#### What is being asked:
Your task is to copy the listing exactly. Drop any pictures from the copy.

#### Data shown:
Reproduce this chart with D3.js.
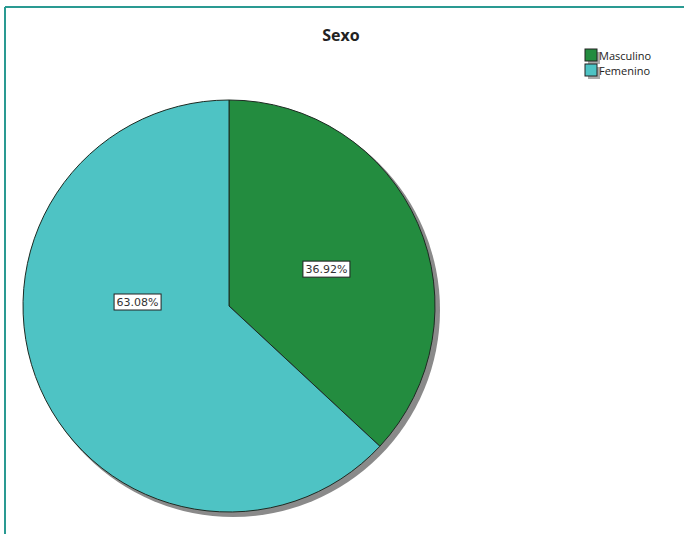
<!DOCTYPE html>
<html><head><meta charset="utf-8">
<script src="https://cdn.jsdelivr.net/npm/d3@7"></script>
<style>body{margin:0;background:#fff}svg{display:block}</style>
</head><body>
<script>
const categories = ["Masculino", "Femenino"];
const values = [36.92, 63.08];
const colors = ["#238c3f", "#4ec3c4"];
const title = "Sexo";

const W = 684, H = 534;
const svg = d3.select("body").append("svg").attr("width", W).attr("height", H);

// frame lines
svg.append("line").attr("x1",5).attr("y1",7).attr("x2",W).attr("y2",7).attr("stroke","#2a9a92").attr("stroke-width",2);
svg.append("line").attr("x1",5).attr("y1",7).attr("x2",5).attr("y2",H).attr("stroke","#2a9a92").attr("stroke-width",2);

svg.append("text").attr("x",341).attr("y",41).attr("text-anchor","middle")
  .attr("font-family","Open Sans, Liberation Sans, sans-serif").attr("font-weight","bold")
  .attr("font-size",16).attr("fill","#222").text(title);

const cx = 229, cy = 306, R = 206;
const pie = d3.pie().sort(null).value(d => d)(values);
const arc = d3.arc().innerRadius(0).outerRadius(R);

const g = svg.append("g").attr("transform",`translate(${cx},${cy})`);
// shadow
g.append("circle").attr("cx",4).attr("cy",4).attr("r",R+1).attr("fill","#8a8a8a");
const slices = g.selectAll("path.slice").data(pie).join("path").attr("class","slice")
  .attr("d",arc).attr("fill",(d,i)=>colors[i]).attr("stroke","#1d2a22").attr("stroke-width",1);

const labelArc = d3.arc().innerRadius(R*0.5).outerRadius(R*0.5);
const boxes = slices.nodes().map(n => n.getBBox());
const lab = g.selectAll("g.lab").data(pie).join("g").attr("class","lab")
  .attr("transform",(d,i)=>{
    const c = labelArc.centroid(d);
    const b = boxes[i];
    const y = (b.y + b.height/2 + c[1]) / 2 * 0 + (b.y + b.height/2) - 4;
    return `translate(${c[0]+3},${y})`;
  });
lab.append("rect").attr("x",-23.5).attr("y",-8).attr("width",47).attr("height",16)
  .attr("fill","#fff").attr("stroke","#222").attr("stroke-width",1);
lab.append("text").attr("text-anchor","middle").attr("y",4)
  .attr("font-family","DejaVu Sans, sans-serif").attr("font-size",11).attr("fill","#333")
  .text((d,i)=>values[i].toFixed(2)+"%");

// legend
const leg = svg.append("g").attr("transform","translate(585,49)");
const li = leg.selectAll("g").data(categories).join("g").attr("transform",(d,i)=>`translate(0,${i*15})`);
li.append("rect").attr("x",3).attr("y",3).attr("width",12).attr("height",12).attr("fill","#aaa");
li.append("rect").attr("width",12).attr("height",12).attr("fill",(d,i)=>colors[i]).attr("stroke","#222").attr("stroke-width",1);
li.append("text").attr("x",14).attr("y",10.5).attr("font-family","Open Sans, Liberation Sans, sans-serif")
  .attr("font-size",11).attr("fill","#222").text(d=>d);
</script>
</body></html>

#### Response:
Reproduce this chart with D3.js.
<!DOCTYPE html>
<html><head><meta charset="utf-8">
<script src="https://cdn.jsdelivr.net/npm/d3@7"></script>
<style>body{margin:0;background:#fff}svg{display:block}</style>
</head><body>
<script>
const categories = ["Masculino", "Femenino"];
const values = [36.92, 63.08];
const colors = ["#238c3f", "#4ec3c4"];
const title = "Sexo";

const W = 684, H = 534;
const svg = d3.select("body").append("svg").attr("width", W).attr("height", H);

// frame lines
svg.append("line").attr("x1",5).attr("y1",7).attr("x2",W).attr("y2",7).attr("stroke","#2a9a92").attr("stroke-width",2);
svg.append("line").attr("x1",5).attr("y1",7).attr("x2",5).attr("y2",H).attr("stroke","#2a9a92").attr("stroke-width",2);

svg.append("text").attr("x",341).attr("y",41).attr("text-anchor","middle")
  .attr("font-family","Open Sans, Liberation Sans, sans-serif").attr("font-weight","bold")
  .attr("font-size",16).attr("fill","#222").text(title);

const cx = 229, cy = 306, R = 206;
const pie = d3.pie().sort(null).value(d => d)(values);
const arc = d3.arc().innerRadius(0).outerRadius(R);

const g = svg.append("g").attr("transform",`translate(${cx},${cy})`);
// shadow
g.append("circle").attr("cx",4).attr("cy",4).attr("r",R+1).attr("fill","#8a8a8a");
const slices = g.selectAll("path.slice").data(pie).join("path").attr("class","slice")
  .attr("d",arc).attr("fill",(d,i)=>colors[i]).attr("stroke","#1d2a22").attr("stroke-width",1);

const labelArc = d3.arc().innerRadius(R*0.5).outerRadius(R*0.5);
const boxes = slices.nodes().map(n => n.getBBox());
const lab = g.selectAll("g.lab").data(pie).join("g").attr("class","lab")
  .attr("transform",(d,i)=>{
    const c = labelArc.centroid(d);
    const b = boxes[i];
    const y = (b.y + b.height/2 + c[1]) / 2 * 0 + (b.y + b.height/2) - 4;
    return `translate(${c[0]+3},${y})`;
  });
lab.append("rect").attr("x",-23.5).attr("y",-8).attr("width",47).attr("height",16)
  .attr("fill","#fff").attr("stroke","#222").attr("stroke-width",1);
lab.append("text").attr("text-anchor","middle").attr("y",4)
  .attr("font-family","DejaVu Sans, sans-serif").attr("font-size",11).attr("fill","#333")
  .text((d,i)=>values[i].toFixed(2)+"%");

// legend
const leg = svg.append("g").attr("transform","translate(585,49)");
const li = leg.selectAll("g").data(categories).join("g").attr("transform",(d,i)=>`translate(0,${i*15})`);
li.append("rect").attr("x",3).attr("y",3).attr("width",12).attr("height",12).attr("fill","#aaa");
li.append("rect").attr("width",12).attr("height",12).attr("fill",(d,i)=>colors[i]).attr("stroke","#222").attr("stroke-width",1);
li.append("text").attr("x",14).attr("y",10.5).attr("font-family","Open Sans, Liberation Sans, sans-serif")
  .attr("font-size",11).attr("fill","#222").text(d=>d);
</script>
</body></html>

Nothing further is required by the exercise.